··· DATA BLOCK ···

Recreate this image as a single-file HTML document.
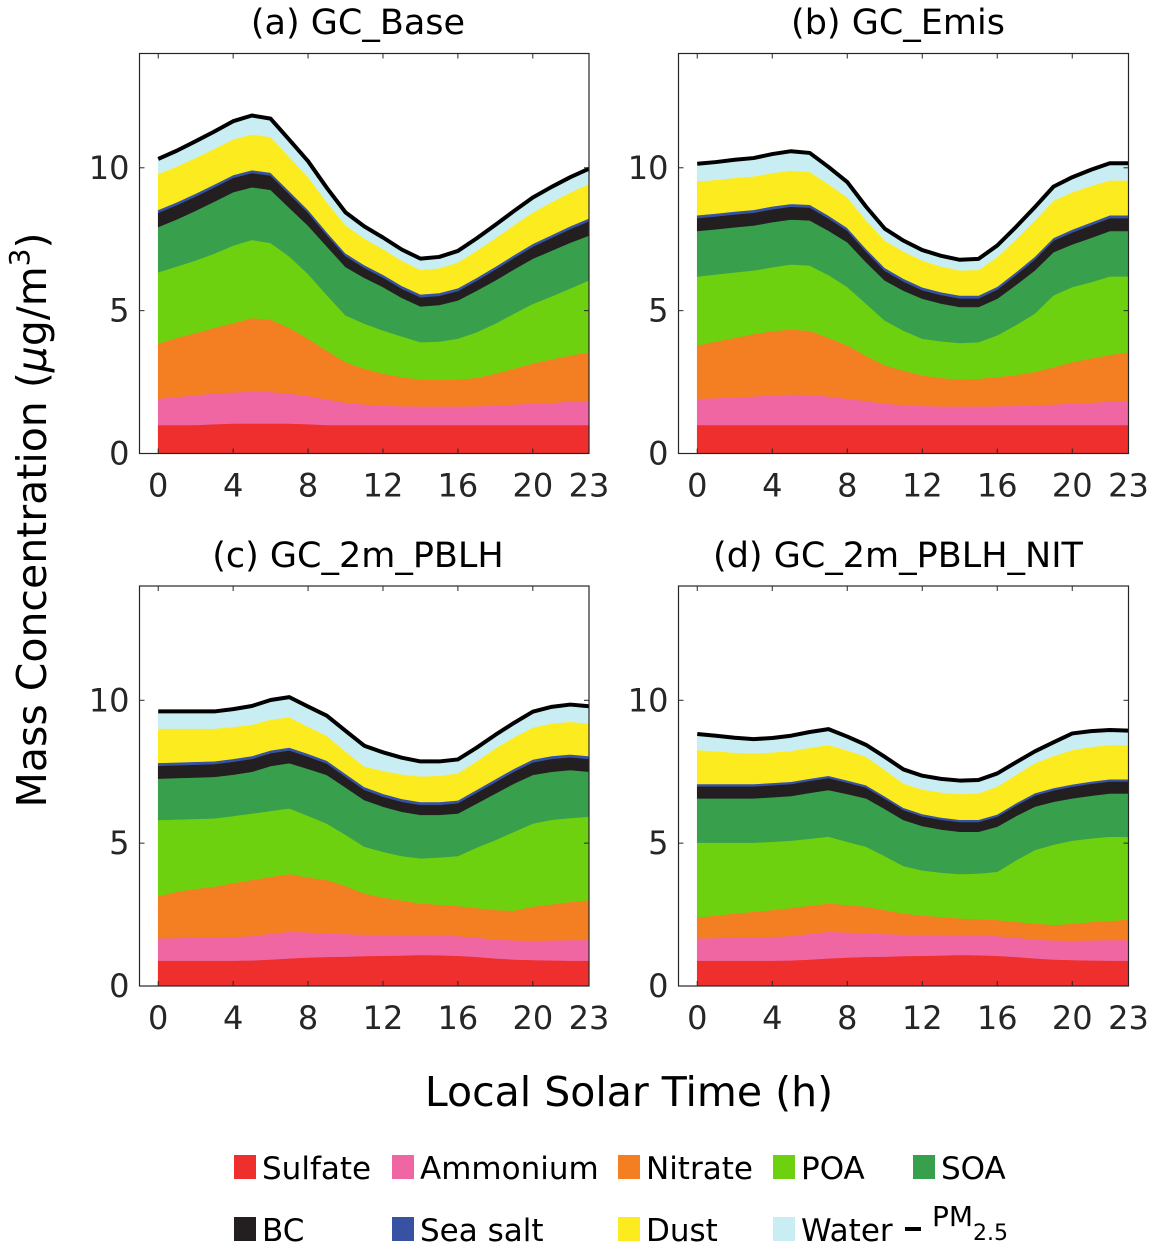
<!DOCTYPE html>
<html><head><meta charset="utf-8">
<style>
html,body{margin:0;padding:0;background:#fff;}
svg{display:block;font-family:"DejaVu Sans","Liberation Sans",sans-serif;}
</style></head>
<body>
<svg id="fig" width="1152" height="1253" viewBox="0 0 1152 1253" xmlns="http://www.w3.org/2000/svg">
<text transform="translate(46,520) rotate(-90)" text-anchor="middle" font-size="41" fill="#000">Mass Concentration (<tspan font-style="italic">μ</tspan>g/m<tspan font-size="28" dy="-17">3</tspan><tspan dy="17">)</tspan></text>
<text x="629" y="1106" text-anchor="middle" font-size="41" fill="#000">Local Solar Time (h)</text>
<g id="legend"></g>
</svg>
<script>
const hours = [0,1,2,3,4,5,6,7,8,9,10,11,12,13,14,15,16,17,18,19,20,21,22,23];
const species = ["Sulfate","Ammonium","Nitrate","POA","SOA","BC","Sea salt","Dust","Water"];
const colors = ["#ee2f2d","#ef66a3","#f47f22","#6ed10f","#38a04d","#231f20","#3752a3","#fcec1f","#c8eef3"];
const xTicks = [0,4,8,12,16,20,23];
const yTicks = [0,5,10];
const panelTitles = ["(a) GC_Base","(b) GC_Emis","(c) GC_2m_PBLH","(d) GC_2m_PBLH_NIT"];

// Panel (a) GC_Base
const aSulfate = [1.0,1.0,1.0,1.03,1.05,1.05,1.05,1.05,1.03,1.0,1.0,1.0,1.0,1.0,1.0,1.0,1.0,1.0,1.0,1.0,1.0,1.0,1.0,1.0];
const aAmmonium = [0.92,0.98,1.05,1.07,1.09,1.12,1.11,1.05,0.99,0.9,0.78,0.72,0.68,0.66,0.65,0.65,0.65,0.66,0.68,0.72,0.75,0.78,0.82,0.86];
const aNitrate = [1.93,2.07,2.17,2.3,2.43,2.57,2.53,2.3,2.0,1.7,1.42,1.25,1.12,1.02,0.94,0.93,0.94,0.99,1.12,1.25,1.4,1.52,1.61,1.69];
const aPOA = [2.5,2.5,2.54,2.6,2.71,2.74,2.68,2.5,2.27,1.95,1.64,1.58,1.51,1.42,1.31,1.34,1.43,1.6,1.75,1.93,2.09,2.2,2.35,2.51];
const aSOA = [1.58,1.65,1.74,1.82,1.87,1.84,1.86,1.7,1.69,1.7,1.69,1.6,1.52,1.35,1.25,1.28,1.34,1.45,1.51,1.55,1.58,1.6,1.6,1.57];
const aBC = [0.5,0.5,0.5,0.5,0.5,0.5,0.5,0.48,0.45,0.4,0.38,0.35,0.33,0.32,0.32,0.32,0.33,0.35,0.38,0.4,0.42,0.45,0.48,0.5];
const aSeaSalt = [0.1,0.1,0.1,0.1,0.1,0.1,0.1,0.1,0.1,0.1,0.1,0.1,0.1,0.1,0.1,0.1,0.1,0.1,0.1,0.1,0.1,0.1,0.1,0.1];
const aDust = [1.26,1.25,1.25,1.25,1.25,1.25,1.25,1.2,1.15,1.05,0.98,0.93,0.9,0.88,0.86,0.87,0.9,0.95,1.0,1.05,1.1,1.15,1.18,1.21];
const aWater = [0.52,0.55,0.58,0.6,0.63,0.66,0.64,0.6,0.55,0.5,0.45,0.42,0.4,0.39,0.39,0.39,0.4,0.43,0.46,0.49,0.52,0.53,0.53,0.53];

// Panel (b) GC_Emis
const bSulfate = [1.0,1.0,1.0,1.0,1.0,1.0,1.0,1.0,1.0,1.0,1.0,1.0,1.0,1.0,1.0,1.0,1.0,1.0,1.0,1.0,1.0,1.0,1.0,1.0];
const bAmmonium = [0.92,0.94,0.97,1.0,1.04,1.07,1.06,1.0,0.92,0.84,0.75,0.7,0.67,0.65,0.65,0.65,0.66,0.67,0.69,0.72,0.75,0.78,0.82,0.86];
const bNitrate = [1.87,1.98,2.08,2.18,2.25,2.27,2.24,2.05,1.87,1.58,1.34,1.2,1.07,1.0,0.94,0.97,1.02,1.08,1.17,1.3,1.45,1.55,1.63,1.69];
const bPOA = [2.41,2.35,2.29,2.23,2.23,2.28,2.28,2.2,2.04,1.83,1.57,1.4,1.28,1.28,1.28,1.28,1.46,1.75,2.04,2.52,2.63,2.67,2.75,2.65];
const bSOA = [1.59,1.58,1.58,1.57,1.58,1.57,1.58,1.55,1.57,1.45,1.4,1.4,1.4,1.32,1.26,1.23,1.28,1.4,1.51,1.51,1.49,1.55,1.59,1.59];
const bBC = [0.45,0.45,0.45,0.45,0.45,0.45,0.45,0.43,0.4,0.37,0.34,0.32,0.3,0.3,0.3,0.3,0.32,0.35,0.38,0.4,0.42,0.44,0.45,0.45];
const bSeaSalt = [0.1,0.1,0.1,0.1,0.1,0.1,0.1,0.1,0.1,0.1,0.1,0.1,0.1,0.1,0.1,0.1,0.1,0.1,0.1,0.1,0.1,0.1,0.1,0.1];
const bDust = [1.19,1.18,1.18,1.17,1.17,1.17,1.15,1.1,1.07,1.0,0.96,0.95,0.94,0.9,0.88,0.9,1.04,1.15,1.27,1.3,1.31,1.28,1.22,1.22];
const bWater = [0.61,0.62,0.63,0.64,0.66,0.67,0.66,0.6,0.53,0.47,0.41,0.38,0.36,0.37,0.37,0.38,0.4,0.43,0.46,0.49,0.52,0.56,0.6,0.6];

// Panel (c) GC_2m_PBLH
const cSulfate = [0.89,0.89,0.89,0.89,0.89,0.9,0.93,0.97,1.0,1.02,1.03,1.05,1.06,1.07,1.09,1.08,1.06,1.02,0.97,0.93,0.91,0.9,0.89,0.89];
const cAmmonium = [0.78,0.79,0.81,0.82,0.83,0.85,0.9,0.93,0.88,0.83,0.79,0.75,0.74,0.72,0.7,0.69,0.69,0.68,0.66,0.67,0.68,0.7,0.72,0.72];
const cNitrate = [1.48,1.62,1.7,1.77,1.88,1.96,1.99,2.02,1.92,1.86,1.68,1.44,1.3,1.21,1.1,1.08,1.05,1.03,1.03,1.04,1.19,1.26,1.33,1.4];
const cPOA = [2.66,2.53,2.45,2.39,2.35,2.33,2.31,2.3,2.16,1.98,1.8,1.64,1.6,1.55,1.58,1.65,1.75,2.12,2.45,2.76,2.91,2.96,2.94,2.92];
const cSOA = [1.45,1.45,1.45,1.45,1.45,1.46,1.57,1.58,1.64,1.7,1.65,1.63,1.58,1.55,1.52,1.49,1.49,1.54,1.63,1.69,1.7,1.68,1.68,1.57];
const cBC = [0.45,0.45,0.45,0.45,0.45,0.45,0.45,0.45,0.43,0.4,0.38,0.36,0.35,0.35,0.35,0.35,0.36,0.38,0.4,0.42,0.44,0.45,0.45,0.45];
const cSeaSalt = [0.1,0.1,0.1,0.1,0.1,0.1,0.1,0.1,0.1,0.1,0.1,0.1,0.1,0.1,0.1,0.1,0.1,0.1,0.1,0.1,0.1,0.1,0.1,0.1];
const cDust = [1.2,1.18,1.16,1.14,1.12,1.1,1.08,1.06,0.95,0.87,0.78,0.72,0.8,0.86,0.9,0.92,0.95,1.0,1.08,1.1,1.12,1.14,1.14,1.14];
const cWater = [0.6,0.6,0.6,0.6,0.62,0.65,0.68,0.7,0.7,0.7,0.72,0.72,0.65,0.58,0.52,0.5,0.48,0.47,0.47,0.5,0.55,0.58,0.6,0.6];

// Panel (d) GC_2m_PBLH_NIT
const dSulfate = [0.89,0.89,0.89,0.89,0.89,0.9,0.93,0.97,1.0,1.02,1.03,1.05,1.06,1.07,1.09,1.08,1.06,1.02,0.97,0.93,0.91,0.9,0.89,0.89];
const dAmmonium = [0.78,0.79,0.81,0.82,0.83,0.85,0.9,0.93,0.88,0.83,0.79,0.75,0.74,0.72,0.7,0.69,0.69,0.68,0.66,0.67,0.68,0.7,0.72,0.72];
const dNitrate = [0.73,0.79,0.84,0.89,0.94,0.98,0.99,0.99,0.96,0.93,0.84,0.74,0.67,0.63,0.58,0.57,0.56,0.55,0.56,0.54,0.59,0.64,0.67,0.72];
const dPOA = [2.62,2.55,2.48,2.42,2.39,2.36,2.34,2.34,2.21,2.1,1.89,1.66,1.58,1.55,1.55,1.6,1.69,2.15,2.57,2.81,2.91,2.93,2.95,2.89];
const dSOA = [1.55,1.55,1.55,1.55,1.56,1.56,1.6,1.63,1.67,1.69,1.65,1.61,1.55,1.51,1.48,1.46,1.58,1.55,1.52,1.5,1.48,1.49,1.51,1.52];
const dBC = [0.42,0.42,0.42,0.42,0.42,0.42,0.42,0.42,0.4,0.38,0.36,0.35,0.34,0.34,0.34,0.34,0.35,0.37,0.39,0.4,0.41,0.42,0.42,0.42];
const dSeaSalt = [0.08,0.08,0.08,0.08,0.08,0.08,0.08,0.08,0.08,0.08,0.08,0.08,0.08,0.08,0.08,0.08,0.08,0.08,0.08,0.08,0.08,0.08,0.08,0.08];
const dDust = [1.19,1.15,1.1,1.07,1.07,1.08,1.08,1.08,1.05,1.0,0.93,0.85,0.86,0.88,0.9,0.93,0.97,1.0,1.05,1.12,1.2,1.21,1.2,1.2];
const dWater = [0.56,0.54,0.52,0.5,0.5,0.53,0.55,0.55,0.48,0.41,0.45,0.49,0.48,0.47,0.47,0.46,0.46,0.43,0.41,0.48,0.58,0.55,0.52,0.5];

const panelData = [
  [aSulfate,aAmmonium,aNitrate,aPOA,aSOA,aBC,aSeaSalt,aDust,aWater],
  [bSulfate,bAmmonium,bNitrate,bPOA,bSOA,bBC,bSeaSalt,bDust,bWater],
  [cSulfate,cAmmonium,cNitrate,cPOA,cSOA,cBC,cSeaSalt,cDust,cWater],
  [dSulfate,dAmmonium,dNitrate,dPOA,dSOA,dBC,dSeaSalt,dDust,dWater]
];

const NS = "http://www.w3.org/2000/svg";
const svg = document.getElementById("fig");
function mk(tag, attrs, parent){
  const e = document.createElementNS(NS, tag);
  for (const k in attrs) e.setAttribute(k, attrs[k]);
  (parent||svg).appendChild(e);
  return e;
}
const boxes = [
  {L:139.5,R:589,T:53.5,B:453.5,cx:358,ty:34},
  {L:678.5,R:1128.5,T:53.5,B:453.5,cx:898,ty:34},
  {L:139.5,R:589,T:586,B:986,cx:358,ty:567},
  {L:678.5,R:1128.5,T:586,B:986,cx:898,ty:567}
];
const XMIN=-1, XMAX=23, YMIN=0, YMAX=14;

panelData.forEach((series, p) => {
  const bx = boxes[p];
  const xs = v => bx.L + (v - XMIN) / (XMAX - XMIN) * (bx.R - bx.L);
  const ys = v => bx.B - (v - YMIN) / (YMAX - YMIN) * (bx.B - bx.T);
  const g = mk("g", {});
  
  
  const title = mk("text", {x:bx.cx, y:bx.ty, "text-anchor":"middle", "font-size":"35", fill:"#000"}, g);
  title.textContent = panelTitles[p];
  
  
  let base = hours.map(() => 0);
  series.forEach((vals, si) => {
    const top = base.map((b, i) => b + vals[i]);
    let d = "M" + hours.map((h, i) => xs(h).toFixed(2) + "," + ys(top[i]).toFixed(2)).join("L");
    for (let i = hours.length - 1; i >= 0; i--) d += "L" + xs(hours[i]).toFixed(2) + "," + ys(base[i]).toFixed(2);
    d += "Z";
    const a = mk("path", {d:d, fill:colors[si], stroke:colors[si], "stroke-width":"0.6"}, g);
    
    
    base = top;
  });
  const pm = mk("polyline", {points: hours.map((h, i) => xs(h).toFixed(2) + "," + ys(base[i]).toFixed(2)).join(" "), fill:"none", stroke:"#000", "stroke-width":"4", "stroke-linejoin":"round"}, g);
  
  
  const frame = mk("rect", {x:bx.L, y:bx.T, width:bx.R - bx.L, height:bx.B - bx.T, fill:"none", stroke:"#262626", "stroke-width":"1.2"}, g);
  
  
  xTicks.forEach(t => {
    const x = xs(t);
    mk("line", {x1:x, x2:x, y1:bx.B, y2:bx.B - 5, stroke:"#262626", "stroke-width":"1"}, g);
    mk("line", {x1:x, x2:x, y1:bx.T, y2:bx.T + 5, stroke:"#262626", "stroke-width":"1"}, g);
    const lb = mk("text", {x:x, y:bx.B + 43, "text-anchor":"middle", "font-size":"32", fill:"#262626"}, g);
    lb.textContent = t;
    
    
  });
  yTicks.forEach(t => {
    const y = ys(t);
    mk("line", {x1:bx.L, x2:bx.L + 5, y1:y, y2:y, stroke:"#262626", "stroke-width":"1"}, g);
    mk("line", {x1:bx.R, x2:bx.R - 5, y1:y, y2:y, stroke:"#262626", "stroke-width":"1"}, g);
    const lb = mk("text", {x:bx.L - 10, y:y + 11, "text-anchor":"end", "font-size":"32", fill:"#262626"}, g);
    lb.textContent = t;
    
    
  });
});

const leg = document.getElementById("legend");
const colX = [234, 392, 618, 773, 913];
const rowY = [1155, 1217];
species.forEach((s, i) => {
  const r = Math.floor(i / 5), c = i % 5;
  const sq = mk("rect", {x:colX[c], y:rowY[r], width:22, height:24, fill:colors[i]}, leg);
  
  
  const t = mk("text", {x:colX[c] + 28, y:rowY[r] + 24, "font-size":"31", fill:"#000"}, leg);
  t.textContent = s;
  
  
});
const pmLine = mk("line", {x1:905, x2:921, y1:1229, y2:1229, stroke:"#000", "stroke-width":"4"}, leg);


const pmt = mk("text", {x:932, y:1226, "font-size":"28", fill:"#000"}, leg);


pmt.innerHTML = 'PM<tspan font-size="22" dy="14">2.5</tspan>';
</script>
</body></html>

···

» WHAT IS BEING ASKED: Write out every line of the preceding listing that contains "document".

» SOLUTION FOR THIS TASK:
Recreate this image as a single-file HTML document.
const svg = document.getElementById("fig");
  const e = document.createElementNS(NS, tag);
const leg = document.getElementById("legend");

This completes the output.